L’automne dernier, dans le projet de loi C-29, le gouvernement voulait que le secteur bancaire soit soustrait à la Loi de la protection du consommateur. Le Bloc Québécois avait débusqué cette modification dans un autre projet de loi mammouth et avait fait pression pour faire reculer le gouvernement. Le Parti Québécois avait fait adopter une motion unanime à l’Assemblée nationale. Il avait fallu que ça soit le Sénat qui apporte l’amendement final pour que le gouvernement retire cette section de son projet de loi.
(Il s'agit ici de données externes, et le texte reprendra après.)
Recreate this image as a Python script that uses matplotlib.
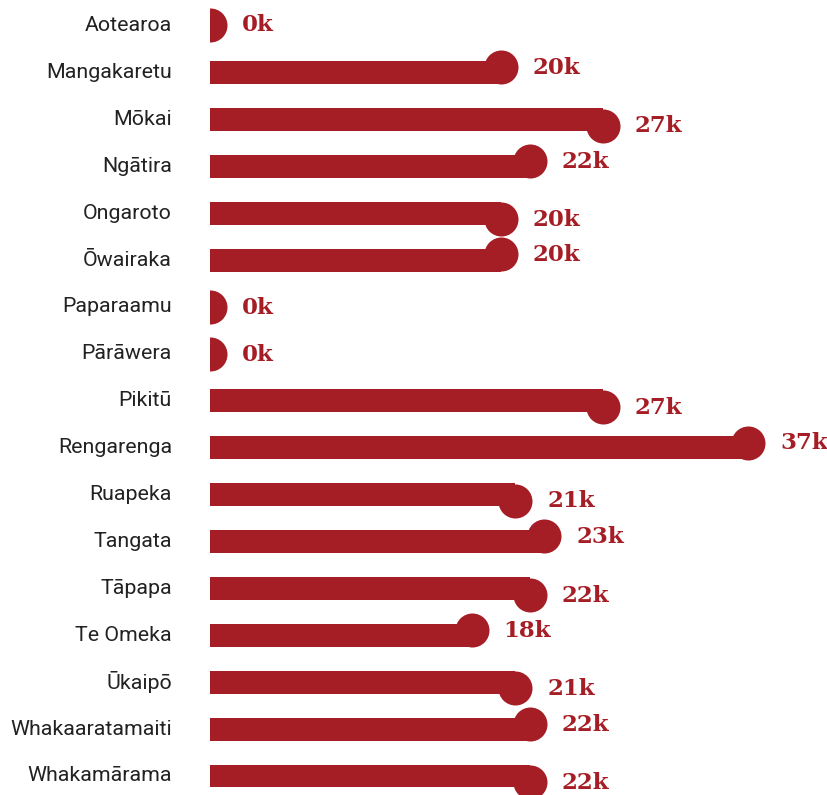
import numpy as np
import matplotlib
matplotlib.use("Agg")
import matplotlib.pyplot as plt

# data (thousands)
names = ["Aotearoa", "Mangakaretu", "Mōkai", "Ngātira", "Ongaroto", "Ōwairaka",
         "Paparaamu", "Pārāwera", "Pikitū", "Rengarenga", "Ruapeka", "Tangata",
         "Tāpapa", "Te Omeka", "Ūkaipō", "Whakaaratamaiti", "Whakamārama"]
values = [0, 20, 27, 22, 20, 20, 0, 0, 27, 37, 21, 23, 22, 18, 21, 22, 22]
labels = ["0k", "20k", "27k", "22k", "20k", "20k", "0k", "0k", "27k", "37k",
          "21k", "23k", "22k", "18k", "21k", "22k", "22k"]
# vertical shift of each end dot (row units)
dot_shift = [-0.02, -0.12, 0.13, -0.11, 0.13, -0.13, 0.0, 0.0, 0.13, -0.11,
             0.13, -0.11, 0.14, -0.11, 0.13, -0.11, 0.13]

red = "#a61e25"

fig = plt.figure(figsize=(8.27, 7.95), dpi=100)
ax = fig.add_axes([210 / 827, 0, 1 - 210 / 827, 1])

y = np.arange(len(names))
ax.barh(y, values, height=0.49, color=red, linewidth=0)

dot_y = y + np.array(dot_shift)
ax.scatter(values, dot_y, s=600, color=red, linewidths=0, zorder=3)

for v, yy, lab in zip(values, dot_y, labels):
    ax.annotate(lab, (v, yy), xytext=(23, -0.5), textcoords="offset points",
                ha="left", va="center", color=red, fontsize=16.5,
                fontweight="bold", family="DejaVu Serif")

# category names left of the bars
for yy, name in zip(y, names):
    ax.annotate(name, (0, yy), xytext=(-27.4, 1.5), textcoords="offset points",
                ha="right", va="center_baseline", family="Roboto",
                fontsize=15.4, color="#222222", annotation_clip=False)

ax.set_xlim(0, 617 / 14.54)
ax.set_ylim(16.405, -0.546)
ax.set_xticks([])
ax.set_yticks([])
for s in ax.spines.values():
    s.set_visible(False)

fig.savefig("out.png", dpi=100)
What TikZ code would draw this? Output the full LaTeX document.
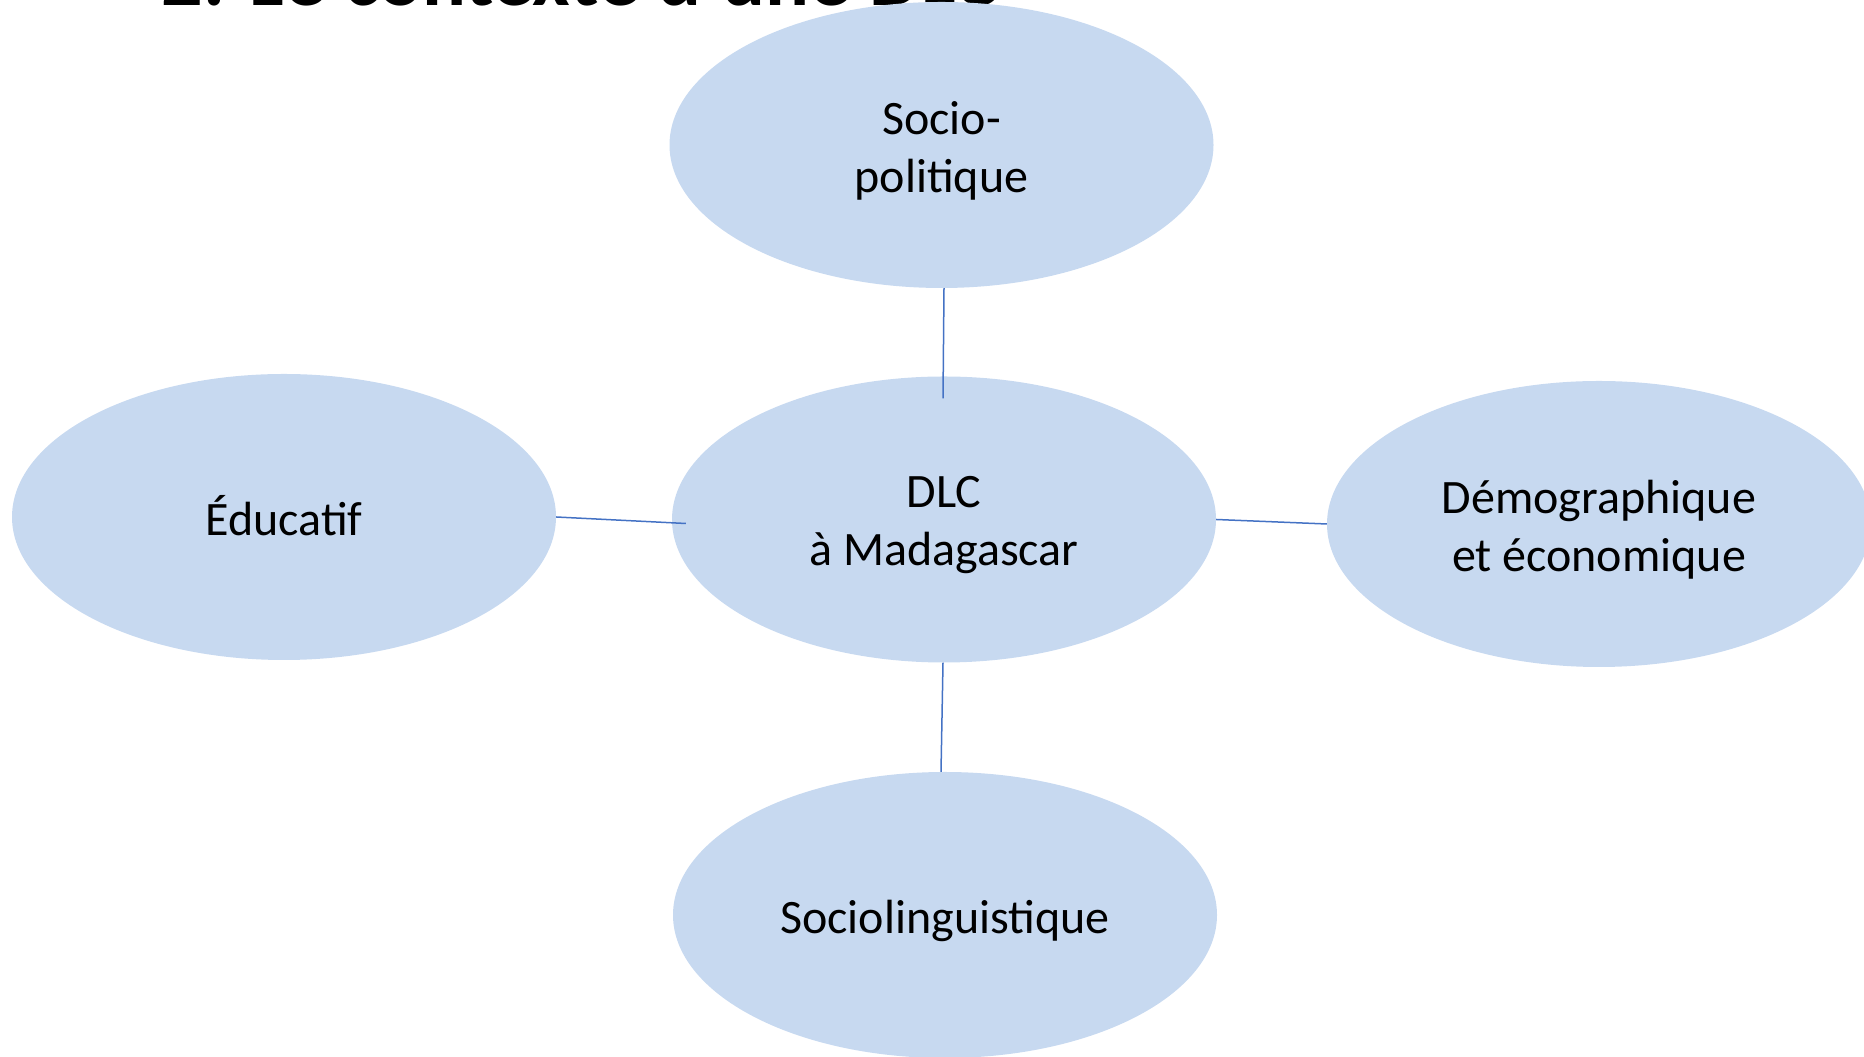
\documentclass[tikz,border=0pt]{standalone}
\usepackage{fontspec}
\setmainfont{Carlito}
\usetikzlibrary{shapes.geometric}
\definecolor{ellfill}{RGB}{199,217,240}
\definecolor{linkblue}{RGB}{68,114,196}
\begin{document}
\begin{tikzpicture}[x=1pt,y=1pt,
  bubble/.style={ellipse, fill=ellfill, minimum width=544pt, minimum height=286pt, inner sep=0pt},
  btext/.style={align=center, inner sep=0pt, font=\fontsize{48}{58}\selectfont},
  link/.style={draw=linkblue, line width=1.5pt}]
\useasboundingbox (0,0) rectangle (1864,1057);
\clip (0,0) rectangle (1864,1057);
\node[anchor=base west, font=\fontsize{82}{98}\selectfont\bfseries] (title) at (158,1051) {2. Le contexte d'une DLC};
\node[bubble] (top) at (941.5,912) {};
\node[bubble] (center) at (944,537.5) {};
\node[bubble] (left) at (284,540) {};
\node[bubble] (right) at (1599,533) {};
\node[bubble] (bottom) at (945,142) {};
\node[btext] (topT) at ([yshift=-6pt]top.center) {Socio-\\politique};
\node[btext] (centerT) at ([yshift=-6pt]center.center) {DLC\\à Madagascar};
\node[btext] (leftT) at ([yshift=1pt]left.center) {Éducatif};
\node[btext] (rightT) at ([yshift=-6pt]right.center) {Démographique\\et économique};
\node[btext] (bottomT) at ([yshift=-6pt]bottom.center) {Sociolinguistique};
\draw[link] ([xshift=2.5pt]top.south) -- ([xshift=-1pt,yshift=-22pt]center.north);
\draw[link] (left.east) -- ([xshift=14pt,yshift=-4pt]center.west);
\draw[link] (center.east) -- (right.west);
\draw[link] ([xshift=-1pt]center.south) -- ([xshift=-4pt]bottom.north);
\end{tikzpicture}
\end{document}
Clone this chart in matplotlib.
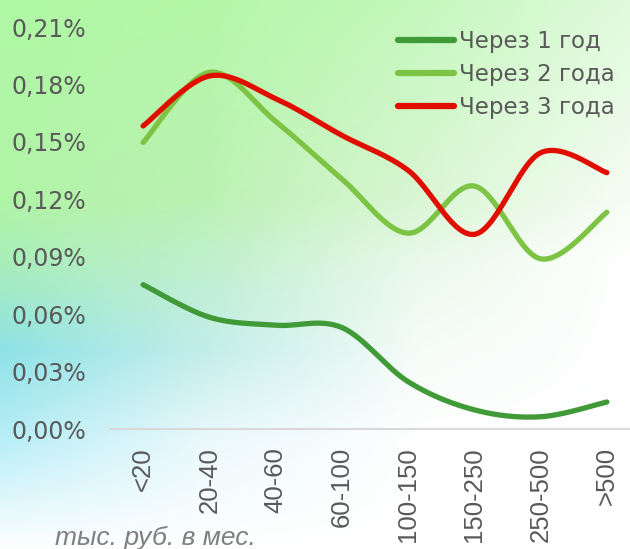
import numpy as np
import matplotlib
matplotlib.use("Agg")
import matplotlib.pyplot as plt

# data, % values
categories = ["<20", "20-40", "40-60", "60-100", "100-150", "150-250", "250-500", ">500"]
year1 = [0.0754, 0.0584, 0.0542, 0.0530, 0.0247, 0.0100, 0.0064, 0.0141]
year2 = [0.1497, 0.1863, 0.1607, 0.1306, 0.1023, 0.1269, 0.0889, 0.1132]
year3 = [0.1583, 0.1844, 0.1726, 0.1534, 0.1351, 0.1017, 0.1443, 0.1339]
labels = ["Через 1 год", "Через 2 года", "Через 3 года"]
colors = ["#419a38", "#7dc444", "#e00e00"]
yticks = [0.0, 0.03, 0.06, 0.09, 0.12, 0.15, 0.18, 0.21]
xlabel = "тыс. руб. в мес."

TXT = "#595959"


def smooth(y, n=30):
    # Excel-like smoothed line (uniform Catmull-Rom through the points)
    x = np.arange(len(y), dtype=float)
    p = np.column_stack([x, np.asarray(y, dtype=float)])
    p = np.vstack([p[0], p, p[-1]])
    out = []
    t = np.linspace(0, 1, n)[:, None]
    for i in range(1, len(p) - 2):
        p0, p1, p2, p3 = p[i - 1], p[i], p[i + 1], p[i + 2]
        c1 = p1 + (p2 - p0) / 6
        c2 = p2 - (p3 - p1) / 6
        seg = ((1 - t) ** 3) * p1 + 3 * ((1 - t) ** 2) * t * c1 + 3 * (1 - t) * t ** 2 * c2 + t ** 3 * p2
        out.append(seg if i == 1 else seg[1:])
    out = np.vstack(out)
    return out[:, 0], out[:, 1]


def hex2rgb(h):
    return [int(h[i:i + 2], 16) / 255 for i in (1, 3, 5)]


fig = plt.figure(figsize=(6.3, 5.49), dpi=100)

# background gradient
gx = [0, 210, 420, 630]
gy = [0, 200, 260, 350, 440, 549]
grid = np.array([
    [hex2rgb(c) for c in ["#b0f8a6", "#b4f8a8", "#c4f8bc", "#e0fadc"]],
    [hex2rgb(c) for c in ["#b0f4a6", "#bcf2b4", "#daf6d4", "#f6fdf4"]],
    [hex2rgb(c) for c in ["#a8eeb8", "#c0f0cc", "#eaf9ea", "#ffffff"]],
    [hex2rgb(c) for c in ["#8ee2e6", "#c4eeea", "#f6fcf8", "#ffffff"]],
    [hex2rgb(c) for c in ["#b8eef8", "#ecf9fc", "#ffffff", "#ffffff"]],
    [hex2rgb(c) for c in ["#ffffff", "#ffffff", "#ffffff", "#ffffff"]],
])
W, H = 630, 549
yy = np.arange(H)
xx = np.arange(W)
cols = np.zeros((H, len(gx), 3))
for j in range(len(gx)):
    for c in range(3):
        cols[:, j, c] = np.interp(yy, gy, grid[:, j, c])
img = np.zeros((H, W, 3))
for r in range(H):
    for c in range(3):
        img[r, :, c] = np.interp(xx, gx, cols[r, :, c])
bg = fig.add_axes([0, 0, 1, 1], zorder=0)
bg.imshow(img, extent=[0, 1, 0, 1], aspect="auto", interpolation="bilinear")
bg.axis("off")

ax = fig.add_axes([110 / 630, 120 / 549, 530 / 630, 402 / 549], zorder=1)
ax.patch.set_alpha(0)

for vals, lab, col in zip([year1, year2, year3], labels, colors):
    sx, sy = smooth(vals)
    ax.plot(sx, sy, color=col, lw=3.8, label=lab, solid_capstyle="round")

ax.set_xlim(-0.5, 7.5)
ax.set_ylim(0, 0.21)
ax.set_yticks(yticks)
ax.set_yticklabels([("%.2f%%" % v).replace(".", ",") for v in yticks],
                   fontsize=17, color=TXT, family="DejaVu Sans")
ax.set_xticks(range(len(categories)))
ax.set_xticklabels(categories, rotation=90, fontsize=18.5, color=TXT, family="Liberation Sans")
ax.tick_params(axis="y", length=0, pad=17)
ax.tick_params(axis="x", length=0, pad=13)
for s in ["top", "right", "left"]:
    ax.spines[s].set_visible(False)
ax.spines["bottom"].set_color("#d9d9d9")
ax.spines["bottom"].set_linewidth(1.5)

leg = ax.legend(loc="upper left", bbox_to_anchor=(398 / 630, 1 - 30 / 549),
                bbox_transform=fig.transFigure, frameon=False, borderpad=0,
                borderaxespad=0, handlelength=2.45, handletextpad=0.2,
                labelspacing=0.43, prop={"family": "DejaVu Sans", "size": 16.5})
for t in leg.get_texts():
    t.set_color(TXT)
for h in leg.get_lines():
    h.set_linewidth(4.5)

fig.text(55 / 630, 4 / 549, xlabel, fontsize=19, style="italic", color="#7f7f7f",
         family="Liberation Sans", va="baseline", ha="left")

fig.savefig("out.png", dpi=100)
Il est aberrant de devoir passer par le Sénat pour sauver les meubles. D’un côté, les élus travaillent contre la population. De l’autre, les sénateurs nommés de façon partisane, en quête de notoriété, pourraient faire reculer le gouvernement, pour une deuxième fois, à partir des éléments soulevés par le Bloc et faisant l’unanimité à Québec !

C-44 attaque de front des pouvoirs de notre nation : Intégrité de nos lois sur la protection de l’environnement, de la protection de nos terres agricoles, d’aménagement urbain harmonieux, du pouvoir citoyen de contrôler ce qui se passe chez nous.

Même uni, le Québec peine à faire reculer le gouvernement fédéral. Celui-ci se vautre dans le Home Rule britannique de l’époque victorienne. Ottawa fait sienne la doctrine qui était celle de l’empire par rapport à ses colonies : Faites vos lois comme cela vous plaît, mais n’y sommes pas assujettis, ni les intérêts que nous parrainons.